Problem:
Search the material below for the word "chart". Copy every line that has it.

* * *

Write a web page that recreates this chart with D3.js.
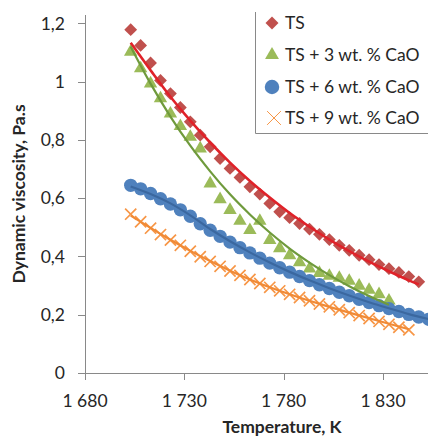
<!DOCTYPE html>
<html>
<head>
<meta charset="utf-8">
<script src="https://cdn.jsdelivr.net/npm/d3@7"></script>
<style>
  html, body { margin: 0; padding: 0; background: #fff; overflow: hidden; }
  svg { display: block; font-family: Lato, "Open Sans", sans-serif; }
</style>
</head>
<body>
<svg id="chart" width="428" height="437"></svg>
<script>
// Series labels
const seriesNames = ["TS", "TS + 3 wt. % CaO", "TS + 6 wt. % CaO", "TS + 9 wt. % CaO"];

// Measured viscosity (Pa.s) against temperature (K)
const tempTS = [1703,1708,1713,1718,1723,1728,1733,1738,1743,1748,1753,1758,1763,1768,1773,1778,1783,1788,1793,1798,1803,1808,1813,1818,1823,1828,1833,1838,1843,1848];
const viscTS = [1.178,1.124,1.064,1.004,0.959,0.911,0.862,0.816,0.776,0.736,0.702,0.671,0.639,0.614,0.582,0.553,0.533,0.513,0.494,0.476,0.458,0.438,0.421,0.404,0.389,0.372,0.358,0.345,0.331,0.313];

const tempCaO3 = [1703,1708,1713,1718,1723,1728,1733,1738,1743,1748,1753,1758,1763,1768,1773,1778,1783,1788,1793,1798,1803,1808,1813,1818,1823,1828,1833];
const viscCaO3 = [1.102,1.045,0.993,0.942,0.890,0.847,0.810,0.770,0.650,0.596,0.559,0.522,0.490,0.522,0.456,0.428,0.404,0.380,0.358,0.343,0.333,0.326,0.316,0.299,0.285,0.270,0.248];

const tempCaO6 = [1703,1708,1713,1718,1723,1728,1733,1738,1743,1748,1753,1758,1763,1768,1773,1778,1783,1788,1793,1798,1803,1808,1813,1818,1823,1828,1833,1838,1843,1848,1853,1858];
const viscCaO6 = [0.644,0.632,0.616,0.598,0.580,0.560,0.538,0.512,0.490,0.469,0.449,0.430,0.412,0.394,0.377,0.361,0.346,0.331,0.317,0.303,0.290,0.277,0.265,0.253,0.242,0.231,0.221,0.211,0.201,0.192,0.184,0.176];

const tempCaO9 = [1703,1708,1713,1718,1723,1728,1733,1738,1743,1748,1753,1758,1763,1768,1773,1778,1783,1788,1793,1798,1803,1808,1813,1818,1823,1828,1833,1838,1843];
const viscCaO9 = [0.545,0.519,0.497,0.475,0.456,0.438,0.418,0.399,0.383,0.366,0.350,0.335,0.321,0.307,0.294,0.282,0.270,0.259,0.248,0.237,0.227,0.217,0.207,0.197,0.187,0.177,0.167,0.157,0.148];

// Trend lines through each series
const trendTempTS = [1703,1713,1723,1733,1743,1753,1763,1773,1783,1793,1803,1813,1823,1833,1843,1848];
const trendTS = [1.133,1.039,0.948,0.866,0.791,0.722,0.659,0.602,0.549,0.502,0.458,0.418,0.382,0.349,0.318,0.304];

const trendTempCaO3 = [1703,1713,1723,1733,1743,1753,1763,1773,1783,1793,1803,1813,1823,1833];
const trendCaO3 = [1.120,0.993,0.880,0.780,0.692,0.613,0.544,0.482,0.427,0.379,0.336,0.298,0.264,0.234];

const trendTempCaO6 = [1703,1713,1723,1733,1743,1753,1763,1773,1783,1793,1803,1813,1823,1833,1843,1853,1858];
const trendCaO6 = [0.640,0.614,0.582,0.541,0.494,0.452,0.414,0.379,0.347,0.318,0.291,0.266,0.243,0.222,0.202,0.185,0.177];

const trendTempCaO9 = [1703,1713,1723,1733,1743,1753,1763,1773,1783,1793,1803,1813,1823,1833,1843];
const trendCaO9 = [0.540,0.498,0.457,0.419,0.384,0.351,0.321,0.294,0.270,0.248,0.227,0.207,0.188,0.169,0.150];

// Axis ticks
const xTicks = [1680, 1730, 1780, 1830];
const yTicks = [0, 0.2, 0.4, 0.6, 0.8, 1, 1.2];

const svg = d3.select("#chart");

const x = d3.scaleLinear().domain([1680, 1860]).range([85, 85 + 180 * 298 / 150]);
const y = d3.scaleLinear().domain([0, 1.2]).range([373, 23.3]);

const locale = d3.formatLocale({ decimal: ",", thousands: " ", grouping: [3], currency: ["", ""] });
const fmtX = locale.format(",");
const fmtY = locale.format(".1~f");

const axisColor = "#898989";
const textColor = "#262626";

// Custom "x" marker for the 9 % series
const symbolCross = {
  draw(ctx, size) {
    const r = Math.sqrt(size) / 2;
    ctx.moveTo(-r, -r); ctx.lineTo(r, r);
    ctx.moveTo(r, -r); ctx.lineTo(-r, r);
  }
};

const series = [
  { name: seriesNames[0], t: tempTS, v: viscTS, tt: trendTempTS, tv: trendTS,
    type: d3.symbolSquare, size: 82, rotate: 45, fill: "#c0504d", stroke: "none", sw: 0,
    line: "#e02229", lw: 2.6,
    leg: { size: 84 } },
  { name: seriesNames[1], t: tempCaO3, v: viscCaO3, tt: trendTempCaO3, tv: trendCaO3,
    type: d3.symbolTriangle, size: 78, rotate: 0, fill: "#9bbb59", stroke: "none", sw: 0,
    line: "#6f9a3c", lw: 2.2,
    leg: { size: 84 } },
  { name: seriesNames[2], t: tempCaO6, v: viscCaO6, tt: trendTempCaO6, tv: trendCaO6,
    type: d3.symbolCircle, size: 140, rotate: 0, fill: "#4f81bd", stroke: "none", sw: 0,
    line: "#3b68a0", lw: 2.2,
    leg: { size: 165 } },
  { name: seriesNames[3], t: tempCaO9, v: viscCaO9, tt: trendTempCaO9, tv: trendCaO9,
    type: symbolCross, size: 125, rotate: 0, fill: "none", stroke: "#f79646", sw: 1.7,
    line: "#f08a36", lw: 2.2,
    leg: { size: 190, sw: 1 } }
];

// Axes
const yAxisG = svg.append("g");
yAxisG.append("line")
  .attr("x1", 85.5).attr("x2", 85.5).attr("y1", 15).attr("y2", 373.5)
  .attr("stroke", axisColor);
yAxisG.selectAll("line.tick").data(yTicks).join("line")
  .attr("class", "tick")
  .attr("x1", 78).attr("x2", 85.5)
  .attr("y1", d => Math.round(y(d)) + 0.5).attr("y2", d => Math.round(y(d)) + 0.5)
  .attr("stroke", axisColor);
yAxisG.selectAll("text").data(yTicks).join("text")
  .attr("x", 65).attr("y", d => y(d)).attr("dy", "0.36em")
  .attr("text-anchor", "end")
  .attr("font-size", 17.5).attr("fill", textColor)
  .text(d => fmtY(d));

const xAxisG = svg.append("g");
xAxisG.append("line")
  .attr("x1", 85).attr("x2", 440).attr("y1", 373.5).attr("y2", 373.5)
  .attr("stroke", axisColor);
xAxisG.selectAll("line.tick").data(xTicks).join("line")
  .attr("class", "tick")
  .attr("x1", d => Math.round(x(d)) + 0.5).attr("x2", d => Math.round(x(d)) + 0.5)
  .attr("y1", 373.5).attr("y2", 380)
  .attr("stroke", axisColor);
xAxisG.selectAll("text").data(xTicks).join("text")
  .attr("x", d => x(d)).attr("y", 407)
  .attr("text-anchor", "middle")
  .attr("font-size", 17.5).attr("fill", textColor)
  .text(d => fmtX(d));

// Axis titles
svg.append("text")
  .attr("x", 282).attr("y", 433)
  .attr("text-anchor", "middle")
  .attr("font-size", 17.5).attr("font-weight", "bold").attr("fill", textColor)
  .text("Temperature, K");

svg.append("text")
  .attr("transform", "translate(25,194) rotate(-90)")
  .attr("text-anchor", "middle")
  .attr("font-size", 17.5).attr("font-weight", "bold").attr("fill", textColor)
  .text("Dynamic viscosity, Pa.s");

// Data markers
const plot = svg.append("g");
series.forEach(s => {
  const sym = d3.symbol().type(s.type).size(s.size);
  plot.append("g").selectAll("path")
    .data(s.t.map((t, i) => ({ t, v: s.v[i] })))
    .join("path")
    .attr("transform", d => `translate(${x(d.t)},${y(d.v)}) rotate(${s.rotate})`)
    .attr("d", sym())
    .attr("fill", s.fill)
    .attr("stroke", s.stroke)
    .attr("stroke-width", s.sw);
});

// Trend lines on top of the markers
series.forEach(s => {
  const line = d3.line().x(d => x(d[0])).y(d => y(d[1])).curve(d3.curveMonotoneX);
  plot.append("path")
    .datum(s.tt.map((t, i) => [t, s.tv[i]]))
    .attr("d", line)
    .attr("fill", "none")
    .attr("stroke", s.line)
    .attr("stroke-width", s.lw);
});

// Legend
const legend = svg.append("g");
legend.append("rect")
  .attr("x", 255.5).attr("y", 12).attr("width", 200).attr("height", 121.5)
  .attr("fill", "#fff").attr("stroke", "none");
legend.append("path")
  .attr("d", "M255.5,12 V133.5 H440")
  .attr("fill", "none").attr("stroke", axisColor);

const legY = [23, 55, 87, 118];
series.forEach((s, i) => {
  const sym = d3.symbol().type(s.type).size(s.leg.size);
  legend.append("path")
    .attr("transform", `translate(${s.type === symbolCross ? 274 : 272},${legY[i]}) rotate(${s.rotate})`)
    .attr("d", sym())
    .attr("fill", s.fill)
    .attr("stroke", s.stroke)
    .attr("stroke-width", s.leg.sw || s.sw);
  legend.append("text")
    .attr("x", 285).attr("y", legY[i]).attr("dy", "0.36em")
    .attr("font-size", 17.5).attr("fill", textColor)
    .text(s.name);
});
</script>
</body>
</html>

* * *

Completed task:
Write a web page that recreates this chart with D3.js.
<svg id="chart" width="428" height="437"></svg>
const svg = d3.select("#chart");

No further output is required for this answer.